In another thread I noted that it is probably appropriate for pollsters to assume a higher Republican turnout (as a percentage of registered Republicans) than Democratic turnout (as a percentage of registered Democrats). I was surprised that a few posters chose to attack this observation (some quite forcefully). This I believe is a well-documented phenomenon of American politics. It stems from the fact that Republicans tend to be more affluent, more focused on politics, have better access to the polls, etc. Some asked for statistics backing this up, so I went and looked up turnout statistics for some California counties.
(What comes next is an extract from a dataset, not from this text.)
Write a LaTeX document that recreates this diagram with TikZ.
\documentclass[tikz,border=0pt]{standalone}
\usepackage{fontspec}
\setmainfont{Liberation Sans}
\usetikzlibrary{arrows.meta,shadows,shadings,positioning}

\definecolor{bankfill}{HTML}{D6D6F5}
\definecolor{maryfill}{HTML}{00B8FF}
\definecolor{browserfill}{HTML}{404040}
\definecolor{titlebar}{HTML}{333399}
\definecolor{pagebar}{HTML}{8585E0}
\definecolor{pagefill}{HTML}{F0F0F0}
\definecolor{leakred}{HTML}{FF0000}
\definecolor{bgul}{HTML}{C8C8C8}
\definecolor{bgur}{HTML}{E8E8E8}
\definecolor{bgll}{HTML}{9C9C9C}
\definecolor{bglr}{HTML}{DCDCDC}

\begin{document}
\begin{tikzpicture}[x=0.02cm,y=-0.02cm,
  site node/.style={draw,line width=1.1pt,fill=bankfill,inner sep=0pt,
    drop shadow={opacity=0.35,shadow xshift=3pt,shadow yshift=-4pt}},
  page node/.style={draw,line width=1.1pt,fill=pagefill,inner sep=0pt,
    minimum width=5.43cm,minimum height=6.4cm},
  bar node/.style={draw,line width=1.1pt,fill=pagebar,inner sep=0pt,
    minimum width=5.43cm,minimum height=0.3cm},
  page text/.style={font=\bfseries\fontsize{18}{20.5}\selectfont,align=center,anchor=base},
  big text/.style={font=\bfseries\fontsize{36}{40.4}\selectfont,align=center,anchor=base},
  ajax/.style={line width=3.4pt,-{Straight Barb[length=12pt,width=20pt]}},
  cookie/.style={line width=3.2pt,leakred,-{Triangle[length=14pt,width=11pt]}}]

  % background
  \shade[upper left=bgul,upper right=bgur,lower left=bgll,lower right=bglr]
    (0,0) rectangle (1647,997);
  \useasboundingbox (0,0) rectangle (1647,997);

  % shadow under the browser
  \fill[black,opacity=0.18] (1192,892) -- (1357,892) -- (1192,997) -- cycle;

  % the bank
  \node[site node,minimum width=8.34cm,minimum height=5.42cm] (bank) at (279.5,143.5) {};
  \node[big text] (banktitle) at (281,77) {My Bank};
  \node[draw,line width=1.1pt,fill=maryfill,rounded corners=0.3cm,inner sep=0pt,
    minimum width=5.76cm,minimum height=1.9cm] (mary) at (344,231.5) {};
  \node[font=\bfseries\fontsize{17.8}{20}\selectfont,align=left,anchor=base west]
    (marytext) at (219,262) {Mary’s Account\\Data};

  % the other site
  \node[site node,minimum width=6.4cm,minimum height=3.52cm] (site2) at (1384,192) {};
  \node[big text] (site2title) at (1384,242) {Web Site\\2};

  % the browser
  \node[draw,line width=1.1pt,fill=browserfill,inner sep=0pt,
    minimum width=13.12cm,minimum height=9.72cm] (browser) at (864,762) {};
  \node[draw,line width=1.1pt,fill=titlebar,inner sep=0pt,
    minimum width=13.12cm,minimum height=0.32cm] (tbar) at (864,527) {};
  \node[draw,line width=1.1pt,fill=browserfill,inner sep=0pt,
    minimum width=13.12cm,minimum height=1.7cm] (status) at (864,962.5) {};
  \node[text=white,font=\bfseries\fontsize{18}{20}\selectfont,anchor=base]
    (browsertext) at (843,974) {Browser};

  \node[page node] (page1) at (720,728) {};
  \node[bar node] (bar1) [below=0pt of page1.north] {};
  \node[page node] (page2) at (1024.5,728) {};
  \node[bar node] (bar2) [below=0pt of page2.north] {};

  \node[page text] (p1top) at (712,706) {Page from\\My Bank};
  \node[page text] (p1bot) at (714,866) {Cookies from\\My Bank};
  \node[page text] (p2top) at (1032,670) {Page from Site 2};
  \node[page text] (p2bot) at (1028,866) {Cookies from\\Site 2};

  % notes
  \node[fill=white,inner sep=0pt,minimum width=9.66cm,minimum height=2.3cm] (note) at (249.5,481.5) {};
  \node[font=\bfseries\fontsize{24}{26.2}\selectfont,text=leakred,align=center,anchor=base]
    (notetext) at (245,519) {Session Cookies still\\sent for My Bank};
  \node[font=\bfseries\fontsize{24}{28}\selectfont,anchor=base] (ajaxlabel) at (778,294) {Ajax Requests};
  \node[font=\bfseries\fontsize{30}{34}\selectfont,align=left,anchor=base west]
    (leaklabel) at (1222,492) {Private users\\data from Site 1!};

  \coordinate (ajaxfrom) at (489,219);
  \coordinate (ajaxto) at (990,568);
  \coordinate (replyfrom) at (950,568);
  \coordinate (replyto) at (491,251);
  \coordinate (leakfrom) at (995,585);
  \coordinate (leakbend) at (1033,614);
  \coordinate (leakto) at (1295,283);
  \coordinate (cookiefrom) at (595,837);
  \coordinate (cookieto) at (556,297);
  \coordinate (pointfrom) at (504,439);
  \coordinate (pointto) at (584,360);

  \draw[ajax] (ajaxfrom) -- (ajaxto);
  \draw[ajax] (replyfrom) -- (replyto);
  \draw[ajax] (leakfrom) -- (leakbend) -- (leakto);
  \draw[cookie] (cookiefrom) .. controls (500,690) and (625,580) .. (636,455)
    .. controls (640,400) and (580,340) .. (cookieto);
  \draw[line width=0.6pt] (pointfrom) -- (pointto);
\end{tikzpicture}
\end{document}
Obviously this is not a rigorous analysis, but what I found does indicate that Republicans turnout in greater percentages than Democrats. And I’ve read in many places that this is true nationally – I’ll provide cites as they turn up. Some people on this blog just don’t like to hear this apparently, and seem to suggest as a point of contention that I’m saying Republicans turn out in greater total numbers – I’m not. The advantage in Democratic party id partially or totally offsets the higher Republican turnout percentage to some extent. As an example, here’s results from Contra Costa county, which is heavily democratic and went for Al Gore in 2000:
Registration & Turnout
Democratic
Completed Precincts: 907 of 907
Reg/Turnout Percentage
Democratic Registration 223,155
PRECINCT REGISTRATION 223,155
PRECINCT BALLOTS CAST 99,416 44.6%
ABSENTEE BALLOTS CAST 37,480 16.8%
TOTAL BALLOTS CAST 136,896 61.3%
Registration & Turnout
Republican
Completed Precincts: 907 of 907
Reg/Turnout Percentage
Republican Registration 153,790
PRECINCT REGISTRATION 153,790
PRECINCT BALLOTS CAST 71,717 46.6%
ABSENTEE BALLOTS CAST 32,706 21.3%
TOTAL BALLOTS CAST 104,423 67.9%
Notice that Gore carried the county by ~31,000 votes, despite a registration advantage of 70,000. The reason for the narrower gap was the much higher Republican percentage turnout (68% R vs 61% D). If this is indeed indicative of national turnout habits, and I believe it is, then it is appropriate for Gallup to weight registered Democrats for 8% less turnout than registered Republicans. Alan asserts this is “totally unrealistic” – I disagree.
In my opinion, the big flaw in the Gallup polls is not the turnout weighting, but rather their insistence on oversampling registered Republicans. There just doesn’t seem to be a good reason for this. Their assertion that party id is fungible isn’t borne out by exit polls from the past several presidential elections. To gain an accurate sampling of the electorate, they should weight for best-known state or national party id distribution, as Zogby does, and also for expected party percentage turnout.
I think the NC poll is the most impressive. We’ll see how is really turns out though.
SUSA has the best record of any polling firm over the past 10 years.
I have to say, though, that I don’t place much trust in SUSA polls. These were the same people, after all, who called Maryland and New Jersey close in 2000, where Gore then went on to win by 15 points.
Although this isn’t the only poll I’ve seen with Kerry leading in Florida, so I’m inclined to believe he’s genuinely ahead.